Another thing to consider is also that N is not an independent variable, but depends on stats. This is specially true for arcane builds where exactly how long a fight is or how much mana you have will determine the weights of each cycle. I guess for first order approximation these can be neglected, but they definitely play a role.

Oh yes, it's only the meaning of N that is convenient; it is by no means a constant, and closed-form expressions for its components will not be pretty.

I would say that the first-order approximation means that the effect of stats on what your overall rotation is is negligible, yeah, just because we're dealing with small stat changes.

alienangel · 03/12/08, 9:04 PM

Originally Posted by Muphrid

Oh yes, it's only the meaning of N that is convenient; it is by no means a constant, and closed-form expressions for its components will not be pretty.

I would say that the first-order approximation means that the effect of stats on what your overall rotation is is negligible, yeah, just because we're dealing with small stat changes.

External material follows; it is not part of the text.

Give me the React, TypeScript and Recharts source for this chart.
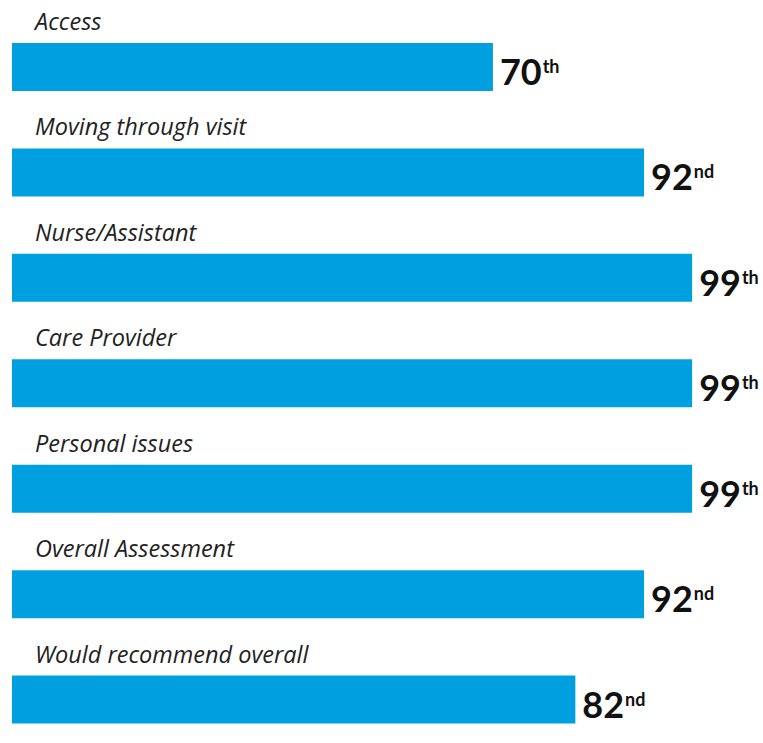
import { Bar, BarChart, LabelList, XAxis, YAxis } from 'recharts'

const categories = [
  'Access',
  'Moving through visit',
  'Nurse/Assistant',
  'Care Provider',
  'Personal issues',
  'Overall Assessment',
  'Would recommend overall',
]
const percentiles = [70, 92, 99, 99, 99, 92, 82]
const suffixes = ['th', 'nd', 'th', 'th', 'th', 'nd', 'nd']

const data = categories.map((name, i) => ({
  name,
  value: percentiles[i],
  suffix: suffixes[i],
}))

const BLUE = '#009fdf'

function CategoryLabel(props: any) {
  const { x, y, value } = props
  return (
    <text
      x={Number(x) + 23}
      y={Number(y) - 13}
      fontFamily='"Open Sans", sans-serif'
      fontStyle='italic'
      fontSize={23.5}
      fill='#222'
    >
      {value}
    </text>
  )
}

function ValueLabel(props: any) {
  const { x, y, width, height, value, index } = props
  const suffix = suffixes[index] ?? (value === 92 || value === 82 ? 'nd' : 'th')
  return (
    <text
      x={Number(x) + Number(width) + 7}
      y={Number(y) + Number(height) / 2 + 18}
      fontFamily='Lato, sans-serif'
      fontWeight={700}
      fill='#111'
    >
      <tspan fontSize={36}>{value}</tspan>
      <tspan fontSize={18} dx={1} dy={-12}>
        {suffix}
      </tspan>
    </text>
  )
}

export default function App() {
  return (
    <div
      style={{
        position: 'absolute',
        left: 0,
        top: 0,
        width: 763,
        height: 743,
        overflow: 'hidden',
        background: '#fff',
      }}
    >
      <BarChart
        width={763}
        height={752}
        data={data}
        layout='vertical'
        margin={{ top: 14, right: 64, bottom: 0, left: 12 }}
        barSize={48}
      >
        <XAxis type='number' domain={[0, 100]} hide />
        <YAxis
          type='category'
          dataKey='name'
          width={0}
          tick={false}
          tickLine={false}
          axisLine={{ stroke: '#d9d9d9', strokeWidth: 2 }}
        />
        <Bar dataKey='value' fill={BLUE} isAnimationActive={false}>
          <LabelList dataKey='name' content={CategoryLabel} />
          <LabelList dataKey='value' content={ValueLabel} />
        </Bar>
      </BarChart>
    </div>
  )
}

In WoW terms this isn't necessarily the case though. A difference of a few haste rating can (in theory anyway) change the ratio of specials to autoattacks quite dramatically for classes whose specials interfere with their autoattacks, which tends to have a larger effect on N values than just changing things like crit/hit/+dmg. The hunter threads are currently a depressing and painful mess trying to sort this kind of thing out.

Kamma · 03/13/08, 3:01 AM

I think it would be useful to take a step back from $N$ by using specific dmg functions for each ability to transform it to a vector representing the probability of using each ability - ie normalizing it to the proportion that a spell is used, not the proportion of damage done by the spell.

This would useful in making more accurate extrapolations. Just a thought.

Muphrid · 03/13/08, 12:53 PM

Proportion that a spell is used in terms of time? Using DPS per casting time, you can do this with the absolute difference approach.

Hm, I have a hunch that you could probably do it with the relative differences as well, but that's going to take some thought.